Recalculating...Route to the Game: Why Watching Your Favorite Team Requires a Map
Fans are watching more than ever, but also searching harder to keep up
There’s watching sports, and then there’s figuring out how to watch sports.
That second part is starting to feel like a full-time job. If you’re trying to follow a full season—or even just a favorite team—you’re juggling networks, streaming apps, blackout rules, and subscription tiers.
Every major rights deal right now is a reflection of two competing truths: platforms want live sports to drive engagement and leagues want reach. Somewhere in the middle, fans are getting caught trying to remember which service has Thursday night, which one has their team, and whether that one playoff game is on broadcast or buried inside an app.

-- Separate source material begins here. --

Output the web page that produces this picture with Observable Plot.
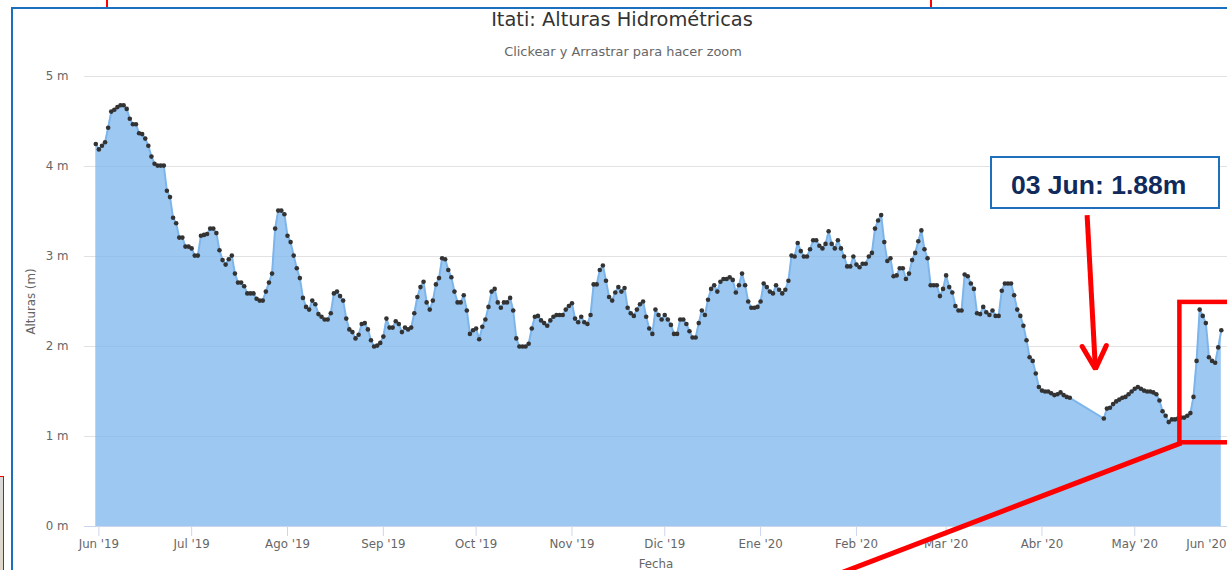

Welcome to the juggling era
Sports viewing used to be habitual. You flipped on the TV at the same time every week, often to the same network. Now it’s a scavenger hunt. Fans move from smart TVs to phones to tablets depending on where the next game lives. That’s not just a shift in convenience. It’s a shift in how loyalty works.
There’s quite a bit of value in this for the business side. Fragmentation creates more inventory to sell. It opens up windows for discovery. Someone might stumble onto a Friday night basketball game on Prime Video, or linger on Peacock longer than planned. It spreads the product across platforms where younger, more digital-native audiences are already spending time.
Discovery is up. Coherence is down.
This model makes sense if your goal is reach. The problem is, it can wear down the very fans you most want to keep. When loyalty requires a spreadsheet, or when live viewing becomes a puzzle, some people will simply opt out from the complication.
The conversation around new media rights isn’t just about where games air. It’s about whether fans can follow. That’s the real friction point. Not everyone watches everything, but the ones who do—your most engaged fans—are the ones most impacted by this complexity.
A smarter way to fragment
No one’s asking for a return to one-network dominance. Fragmentation isn’t the problem. Disorganization is. The strategy going forward has to include:
A way to surface the full weekly slate, clearly and contextually
Apps that don’t just show listings, but direct you to live feeds
Alerts that match fan preferences, not just league schedules
These are basic user experience investments that make a difference. Not every fan will use them. The ones who do are the ones who spend, share, and shape the culture.
Final thought
The game isn’t just on the field anymore. It’s in the interface. If you’re going to ask fans to follow across five platforms, give them a map. The goal isn’t to remove complexity. It’s to make sure the people who care most can still stay connected without burning out.
Fragmentation can grow revenue. The strategy is making sure it doesn’t cost attention.